TASK INSTRUCTIONS
Restate the data below word for word. Skip any images it contains.

==========

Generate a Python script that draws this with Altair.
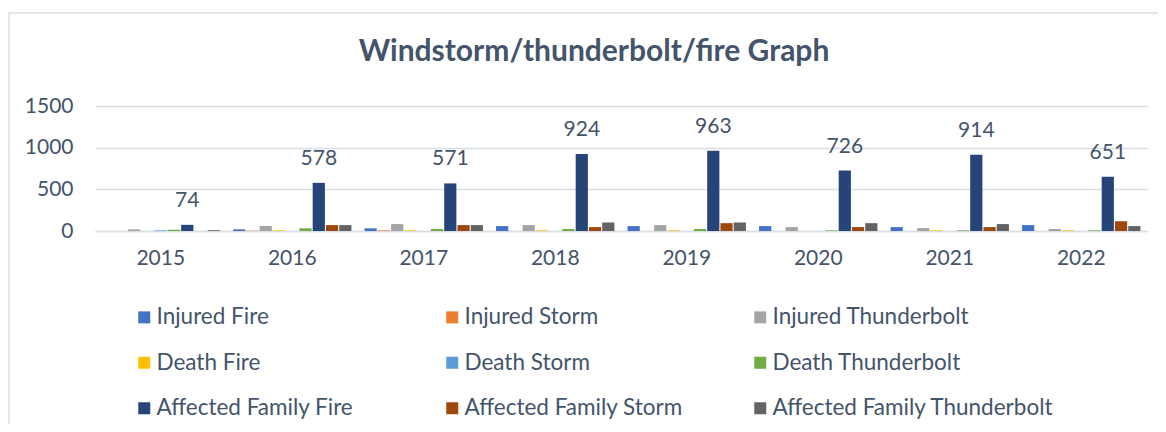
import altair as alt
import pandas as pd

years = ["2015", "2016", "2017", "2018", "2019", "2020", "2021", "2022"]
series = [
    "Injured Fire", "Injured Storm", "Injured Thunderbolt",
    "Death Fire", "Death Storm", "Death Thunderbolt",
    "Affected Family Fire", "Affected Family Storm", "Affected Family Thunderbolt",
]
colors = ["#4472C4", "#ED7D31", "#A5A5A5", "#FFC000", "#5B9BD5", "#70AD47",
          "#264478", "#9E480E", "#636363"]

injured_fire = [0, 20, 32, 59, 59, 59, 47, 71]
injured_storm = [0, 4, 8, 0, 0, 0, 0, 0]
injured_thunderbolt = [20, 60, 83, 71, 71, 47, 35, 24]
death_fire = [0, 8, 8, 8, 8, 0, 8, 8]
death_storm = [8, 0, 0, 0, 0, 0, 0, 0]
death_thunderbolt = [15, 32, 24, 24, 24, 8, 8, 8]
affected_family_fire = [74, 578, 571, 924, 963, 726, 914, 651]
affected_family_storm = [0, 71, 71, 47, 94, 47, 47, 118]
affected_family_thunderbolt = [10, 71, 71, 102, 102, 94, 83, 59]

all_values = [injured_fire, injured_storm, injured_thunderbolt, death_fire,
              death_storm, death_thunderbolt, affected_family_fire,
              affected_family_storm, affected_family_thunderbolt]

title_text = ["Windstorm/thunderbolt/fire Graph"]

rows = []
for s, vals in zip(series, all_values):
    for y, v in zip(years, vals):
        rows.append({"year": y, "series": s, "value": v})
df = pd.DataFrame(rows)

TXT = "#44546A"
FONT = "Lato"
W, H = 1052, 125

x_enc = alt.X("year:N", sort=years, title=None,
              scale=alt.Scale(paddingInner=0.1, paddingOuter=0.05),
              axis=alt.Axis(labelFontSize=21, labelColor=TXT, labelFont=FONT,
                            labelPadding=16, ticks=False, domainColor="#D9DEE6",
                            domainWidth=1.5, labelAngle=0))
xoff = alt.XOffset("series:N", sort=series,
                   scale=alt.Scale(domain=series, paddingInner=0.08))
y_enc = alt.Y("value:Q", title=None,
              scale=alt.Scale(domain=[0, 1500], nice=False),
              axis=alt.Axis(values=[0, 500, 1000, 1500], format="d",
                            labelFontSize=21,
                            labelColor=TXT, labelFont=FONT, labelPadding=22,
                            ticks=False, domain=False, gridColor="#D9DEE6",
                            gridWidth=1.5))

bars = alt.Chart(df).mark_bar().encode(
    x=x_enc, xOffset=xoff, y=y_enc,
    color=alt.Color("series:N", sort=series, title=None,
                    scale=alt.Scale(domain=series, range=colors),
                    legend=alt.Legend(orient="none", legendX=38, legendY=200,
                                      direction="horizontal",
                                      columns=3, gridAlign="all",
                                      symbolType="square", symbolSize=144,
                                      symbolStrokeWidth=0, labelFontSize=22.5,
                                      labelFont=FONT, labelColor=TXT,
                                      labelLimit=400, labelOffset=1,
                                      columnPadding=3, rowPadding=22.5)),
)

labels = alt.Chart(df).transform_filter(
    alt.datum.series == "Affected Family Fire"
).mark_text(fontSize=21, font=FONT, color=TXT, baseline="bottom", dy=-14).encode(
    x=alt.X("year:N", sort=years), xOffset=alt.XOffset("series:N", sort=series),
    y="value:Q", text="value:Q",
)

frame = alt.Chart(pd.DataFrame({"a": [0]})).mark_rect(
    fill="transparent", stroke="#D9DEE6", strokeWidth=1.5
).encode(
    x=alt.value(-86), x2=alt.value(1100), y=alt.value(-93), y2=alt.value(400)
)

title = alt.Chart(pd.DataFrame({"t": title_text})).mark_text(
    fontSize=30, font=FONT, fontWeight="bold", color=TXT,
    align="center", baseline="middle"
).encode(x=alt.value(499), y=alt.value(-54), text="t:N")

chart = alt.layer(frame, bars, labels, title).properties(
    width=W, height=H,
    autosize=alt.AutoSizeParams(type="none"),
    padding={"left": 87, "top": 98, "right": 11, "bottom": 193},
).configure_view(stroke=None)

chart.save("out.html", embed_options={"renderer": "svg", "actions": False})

==========

OUTPUT
Generate a Python script that draws this with Altair.
import altair as alt
import pandas as pd

years = ["2015", "2016", "2017", "2018", "2019", "2020", "2021", "2022"]
series = [
    "Injured Fire", "Injured Storm", "Injured Thunderbolt",
    "Death Fire", "Death Storm", "Death Thunderbolt",
    "Affected Family Fire", "Affected Family Storm", "Affected Family Thunderbolt",
]
colors = ["#4472C4", "#ED7D31", "#A5A5A5", "#FFC000", "#5B9BD5", "#70AD47",
          "#264478", "#9E480E", "#636363"]

injured_fire = [0, 20, 32, 59, 59, 59, 47, 71]
injured_storm = [0, 4, 8, 0, 0, 0, 0, 0]
injured_thunderbolt = [20, 60, 83, 71, 71, 47, 35, 24]
death_fire = [0, 8, 8, 8, 8, 0, 8, 8]
death_storm = [8, 0, 0, 0, 0, 0, 0, 0]
death_thunderbolt = [15, 32, 24, 24, 24, 8, 8, 8]
affected_family_fire = [74, 578, 571, 924, 963, 726, 914, 651]
affected_family_storm = [0, 71, 71, 47, 94, 47, 47, 118]
affected_family_thunderbolt = [10, 71, 71, 102, 102, 94, 83, 59]

all_values = [injured_fire, injured_storm, injured_thunderbolt, death_fire,
              death_storm, death_thunderbolt, affected_family_fire,
              affected_family_storm, affected_family_thunderbolt]

title_text = ["Windstorm/thunderbolt/fire Graph"]

rows = []
for s, vals in zip(series, all_values):
    for y, v in zip(years, vals):
        rows.append({"year": y, "series": s, "value": v})
df = pd.DataFrame(rows)

TXT = "#44546A"
FONT = "Lato"
W, H = 1052, 125

x_enc = alt.X("year:N", sort=years, title=None,
              scale=alt.Scale(paddingInner=0.1, paddingOuter=0.05),
              axis=alt.Axis(labelFontSize=21, labelColor=TXT, labelFont=FONT,
                            labelPadding=16, ticks=False, domainColor="#D9DEE6",
                            domainWidth=1.5, labelAngle=0))
xoff = alt.XOffset("series:N", sort=series,
                   scale=alt.Scale(domain=series, paddingInner=0.08))
y_enc = alt.Y("value:Q", title=None,
              scale=alt.Scale(domain=[0, 1500], nice=False),
              axis=alt.Axis(values=[0, 500, 1000, 1500], format="d",
                            labelFontSize=21,
                            labelColor=TXT, labelFont=FONT, labelPadding=22,
                            ticks=False, domain=False, gridColor="#D9DEE6",
                            gridWidth=1.5))

bars = alt.Chart(df).mark_bar().encode(
    x=x_enc, xOffset=xoff, y=y_enc,
    color=alt.Color("series:N", sort=series, title=None,
                    scale=alt.Scale(domain=series, range=colors),
                    legend=alt.Legend(orient="none", legendX=38, legendY=200,
                                      direction="horizontal",
                                      columns=3, gridAlign="all",
                                      symbolType="square", symbolSize=144,
                                      symbolStrokeWidth=0, labelFontSize=22.5,
                                      labelFont=FONT, labelColor=TXT,
                                      labelLimit=400, labelOffset=1,
                                      columnPadding=3, rowPadding=22.5)),
)

labels = alt.Chart(df).transform_filter(
    alt.datum.series == "Affected Family Fire"
).mark_text(fontSize=21, font=FONT, color=TXT, baseline="bottom", dy=-14).encode(
    x=alt.X("year:N", sort=years), xOffset=alt.XOffset("series:N", sort=series),
    y="value:Q", text="value:Q",
)

frame = alt.Chart(pd.DataFrame({"a": [0]})).mark_rect(
    fill="transparent", stroke="#D9DEE6", strokeWidth=1.5
).encode(
    x=alt.value(-86), x2=alt.value(1100), y=alt.value(-93), y2=alt.value(400)
)

title = alt.Chart(pd.DataFrame({"t": title_text})).mark_text(
    fontSize=30, font=FONT, fontWeight="bold", color=TXT,
    align="center", baseline="middle"
).encode(x=alt.value(499), y=alt.value(-54), text="t:N")

chart = alt.layer(frame, bars, labels, title).properties(
    width=W, height=H,
    autosize=alt.AutoSizeParams(type="none"),
    padding={"left": 87, "top": 98, "right": 11, "bottom": 193},
).configure_view(stroke=None)

chart.save("out.html", embed_options={"renderer": "svg", "actions": False})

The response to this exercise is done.